The word “Cochayuyo” actually comes to us from the Quechua language, with cocha = sea and yuyo = weed. This is also referred to as “Collofe” in Mapudungun (from the Mapuche people). Cochayuyo’s scientific name is Durvillaea antartica and is referred to as “Bull Kelp” in English. This seaweed is also found off the shores off New Zealand.

This kelp has the ability to grow to very large lengths, as long as 50 ft. Cochayuyo is not like other algae and kelp, the “blades” of the seaweed appear almost leather-like and there are no air bladders to keep the algae afloat. Cochayuyo’s internal honeycomb structure of the blades allow it to retain air and therefore float by the shorelines. This honeycomb structure also protects the kelp from getting damaged from the strong coastal waves that batter the shore.

Cochayuyo has been eaten by the native communities of Chile for thousands of years (Cochayuyo has been found in the archeological site of Monte Verde in Southern Chile which dates back 14,000 years). Cochayuyo has successfully remained part of the Chilean cuisine and culture. The cochayuyo can be described in taste as both nutty and mushroomy. You can see this seaweed in stews, as a filling for empanadas, mashed in with potatoes, in ceviche and most commonly in salads. The salad is usually the cochayuyo (which has been soaked overnight) that is accompanied with onions, cilantro/parsley with lemon juice and olive oil. The base of the seaweed which attaches to the rock is referred to as huilte (aka ulte or lenfü). This part of the cochayuyo is more specialized food item which needs to be boiled for a long time and is also usually eaten in a salad preparation.

Cochayuyo has also made its mark into Chilean slang.
1. Negro como cochayuyo: Since the cochayuyo when it is in the ocean has a very dark appearance, almost black – many people use it to describe when someone has gotten a deep tan.

“Despues de un dia en la playa quede negro como cochayuyo”.

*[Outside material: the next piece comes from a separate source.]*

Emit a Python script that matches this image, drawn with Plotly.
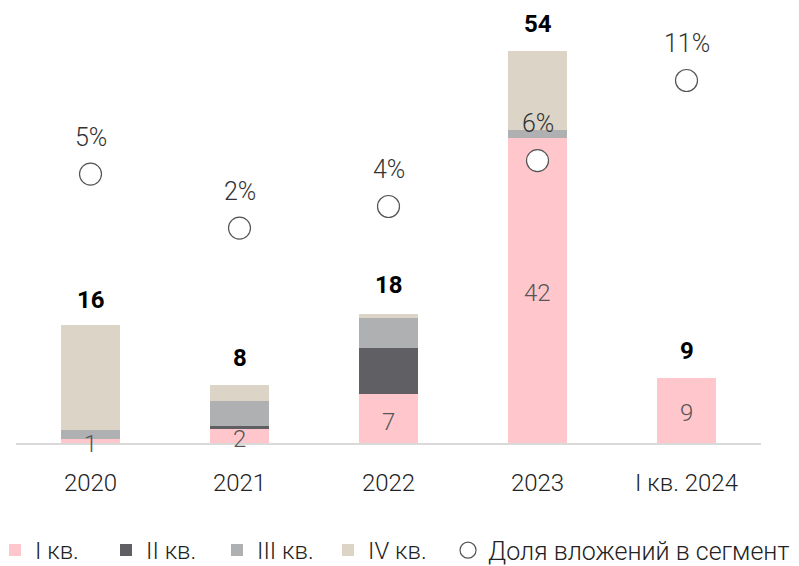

2. Remojar el cochayuyo: This refers to the sexual act. Cochayuyo is usually dried in the sun which makes it hard and needs to be soaked in water before it can be used.

“Perdon que llego tarde, tenia que remojar el cochayuyo”.

2 thoughts on “Cochayuyo

  1. Great, informative post – I’d forgotten about cochayuyo. A friend of mine in Stgo tried preparing it for me once and I wasn’t too crazy about it. Definitely an acquired taste. Or maybe he hadn’t cooked it right.